TASK OBJECTIVE — Quote every line of the data below as it stands, omitting pictures.

DATA EXTRACT —

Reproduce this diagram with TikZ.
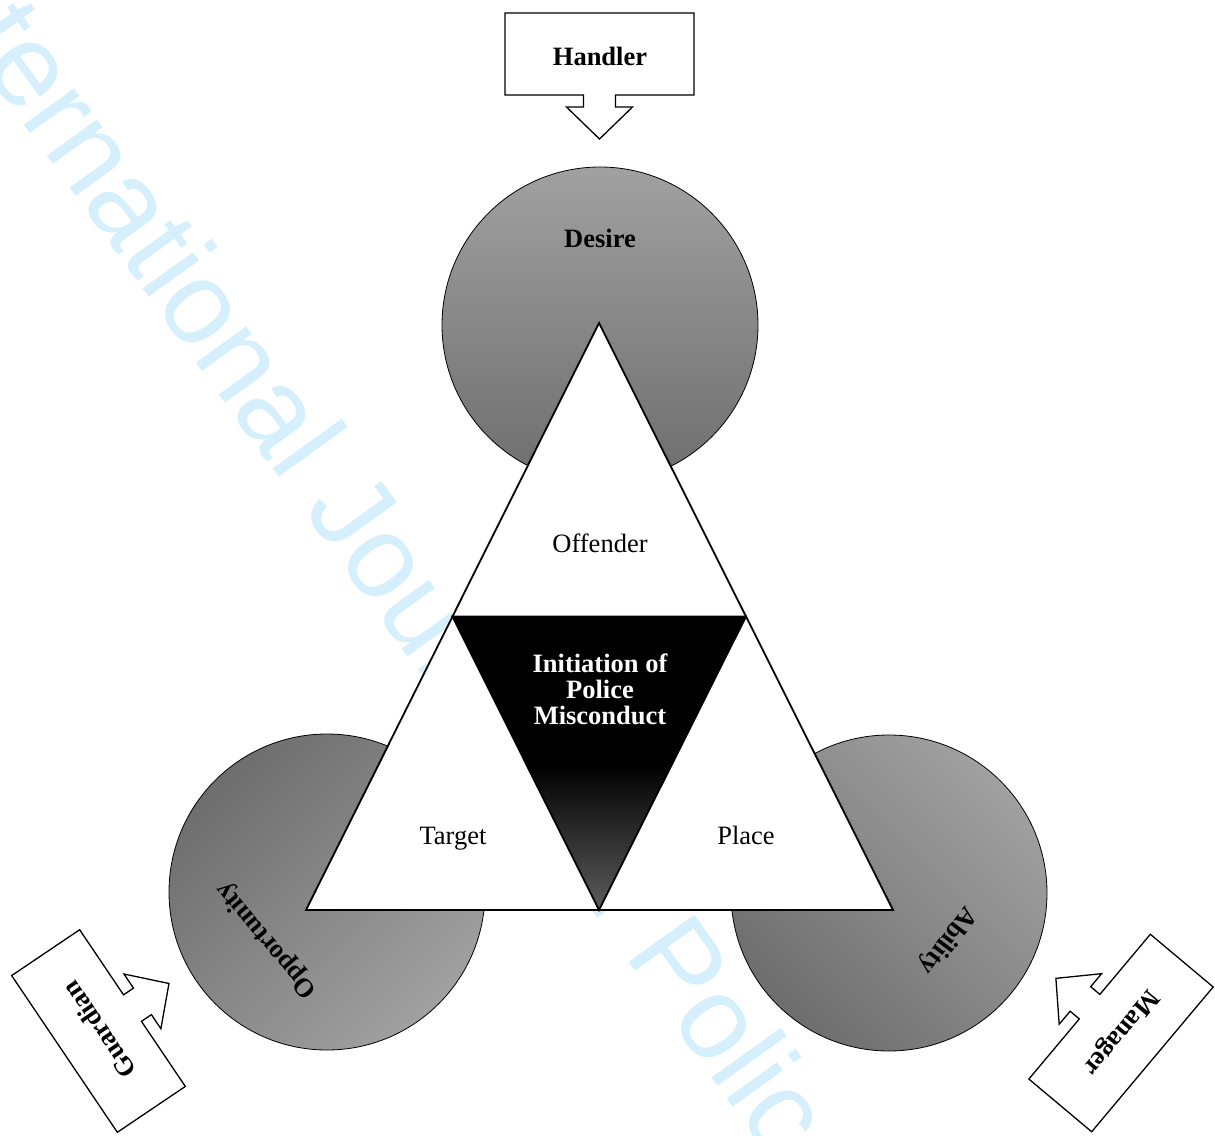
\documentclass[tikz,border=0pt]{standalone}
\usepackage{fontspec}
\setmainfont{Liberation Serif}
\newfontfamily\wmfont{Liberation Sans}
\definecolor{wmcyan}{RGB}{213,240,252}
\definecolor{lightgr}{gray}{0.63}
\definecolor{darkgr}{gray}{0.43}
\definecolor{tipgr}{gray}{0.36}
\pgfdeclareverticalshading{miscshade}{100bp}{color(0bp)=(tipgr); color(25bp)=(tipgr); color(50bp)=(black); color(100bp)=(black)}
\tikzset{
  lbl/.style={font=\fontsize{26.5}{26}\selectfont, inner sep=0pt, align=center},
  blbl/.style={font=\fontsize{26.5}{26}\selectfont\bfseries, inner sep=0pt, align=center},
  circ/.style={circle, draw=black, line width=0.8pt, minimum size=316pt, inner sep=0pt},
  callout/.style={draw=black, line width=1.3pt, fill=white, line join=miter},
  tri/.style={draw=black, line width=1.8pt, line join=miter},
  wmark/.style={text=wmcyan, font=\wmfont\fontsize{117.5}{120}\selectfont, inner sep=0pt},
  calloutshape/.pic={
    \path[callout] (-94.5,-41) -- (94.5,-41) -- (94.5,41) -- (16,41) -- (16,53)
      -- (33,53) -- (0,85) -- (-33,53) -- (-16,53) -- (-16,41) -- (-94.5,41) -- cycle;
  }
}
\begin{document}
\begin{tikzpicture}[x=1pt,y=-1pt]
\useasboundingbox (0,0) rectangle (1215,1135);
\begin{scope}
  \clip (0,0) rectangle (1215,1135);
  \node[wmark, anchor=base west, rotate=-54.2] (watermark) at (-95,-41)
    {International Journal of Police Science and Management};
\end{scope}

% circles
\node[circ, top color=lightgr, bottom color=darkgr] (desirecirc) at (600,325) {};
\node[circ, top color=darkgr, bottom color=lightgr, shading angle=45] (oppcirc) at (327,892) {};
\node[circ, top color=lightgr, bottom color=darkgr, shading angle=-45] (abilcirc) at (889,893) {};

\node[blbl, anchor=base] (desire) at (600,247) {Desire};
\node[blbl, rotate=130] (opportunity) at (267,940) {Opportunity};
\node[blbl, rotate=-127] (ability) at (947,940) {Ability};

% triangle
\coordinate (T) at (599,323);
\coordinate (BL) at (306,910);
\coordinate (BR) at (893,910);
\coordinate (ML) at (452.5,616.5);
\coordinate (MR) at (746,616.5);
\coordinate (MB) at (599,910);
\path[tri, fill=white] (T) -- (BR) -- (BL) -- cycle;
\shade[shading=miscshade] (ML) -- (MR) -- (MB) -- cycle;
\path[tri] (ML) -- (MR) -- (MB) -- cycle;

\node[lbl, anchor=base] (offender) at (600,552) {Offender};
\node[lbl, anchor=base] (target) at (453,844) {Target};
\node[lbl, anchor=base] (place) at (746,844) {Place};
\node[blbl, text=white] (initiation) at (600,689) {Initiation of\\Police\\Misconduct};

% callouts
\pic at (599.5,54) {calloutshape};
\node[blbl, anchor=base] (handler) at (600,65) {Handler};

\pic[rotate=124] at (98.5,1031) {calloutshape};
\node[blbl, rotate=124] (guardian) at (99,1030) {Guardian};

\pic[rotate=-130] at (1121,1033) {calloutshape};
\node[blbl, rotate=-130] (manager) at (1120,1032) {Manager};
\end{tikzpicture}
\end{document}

RESULT —
Reproduce this diagram with TikZ.
\documentclass[tikz,border=0pt]{standalone}
\usepackage{fontspec}
\setmainfont{Liberation Serif}
\newfontfamily\wmfont{Liberation Sans}
\definecolor{wmcyan}{RGB}{213,240,252}
\definecolor{lightgr}{gray}{0.63}
\definecolor{darkgr}{gray}{0.43}
\definecolor{tipgr}{gray}{0.36}
\pgfdeclareverticalshading{miscshade}{100bp}{color(0bp)=(tipgr); color(25bp)=(tipgr); color(50bp)=(black); color(100bp)=(black)}
\tikzset{
  lbl/.style={font=\fontsize{26.5}{26}\selectfont, inner sep=0pt, align=center},
  blbl/.style={font=\fontsize{26.5}{26}\selectfont\bfseries, inner sep=0pt, align=center},
  circ/.style={circle, draw=black, line width=0.8pt, minimum size=316pt, inner sep=0pt},
  callout/.style={draw=black, line width=1.3pt, fill=white, line join=miter},
  tri/.style={draw=black, line width=1.8pt, line join=miter},
  wmark/.style={text=wmcyan, font=\wmfont\fontsize{117.5}{120}\selectfont, inner sep=0pt},
  calloutshape/.pic={
    \path[callout] (-94.5,-41) -- (94.5,-41) -- (94.5,41) -- (16,41) -- (16,53)
      -- (33,53) -- (0,85) -- (-33,53) -- (-16,53) -- (-16,41) -- (-94.5,41) -- cycle;
  }
}
\begin{document}
\begin{tikzpicture}[x=1pt,y=-1pt]
\useasboundingbox (0,0) rectangle (1215,1135);
\begin{scope}
  \clip (0,0) rectangle (1215,1135);
  \node[wmark, anchor=base west, rotate=-54.2] (watermark) at (-95,-41)
    {International Journal of Police Science and Management};
\end{scope}

% circles
\node[circ, top color=lightgr, bottom color=darkgr] (desirecirc) at (600,325) {};
\node[circ, top color=darkgr, bottom color=lightgr, shading angle=45] (oppcirc) at (327,892) {};
\node[circ, top color=lightgr, bottom color=darkgr, shading angle=-45] (abilcirc) at (889,893) {};

\node[blbl, anchor=base] (desire) at (600,247) {Desire};
\node[blbl, rotate=130] (opportunity) at (267,940) {Opportunity};
\node[blbl, rotate=-127] (ability) at (947,940) {Ability};

% triangle
\coordinate (T) at (599,323);
\coordinate (BL) at (306,910);
\coordinate (BR) at (893,910);
\coordinate (ML) at (452.5,616.5);
\coordinate (MR) at (746,616.5);
\coordinate (MB) at (599,910);
\path[tri, fill=white] (T) -- (BR) -- (BL) -- cycle;
\shade[shading=miscshade] (ML) -- (MR) -- (MB) -- cycle;
\path[tri] (ML) -- (MR) -- (MB) -- cycle;

\node[lbl, anchor=base] (offender) at (600,552) {Offender};
\node[lbl, anchor=base] (target) at (453,844) {Target};
\node[lbl, anchor=base] (place) at (746,844) {Place};
\node[blbl, text=white] (initiation) at (600,689) {Initiation of\\Police\\Misconduct};

% callouts
\pic at (599.5,54) {calloutshape};
\node[blbl, anchor=base] (handler) at (600,65) {Handler};

\pic[rotate=124] at (98.5,1031) {calloutshape};
\node[blbl, rotate=124] (guardian) at (99,1030) {Guardian};

\pic[rotate=-130] at (1121,1033) {calloutshape};
\node[blbl, rotate=-130] (manager) at (1120,1032) {Manager};
\end{tikzpicture}
\end{document}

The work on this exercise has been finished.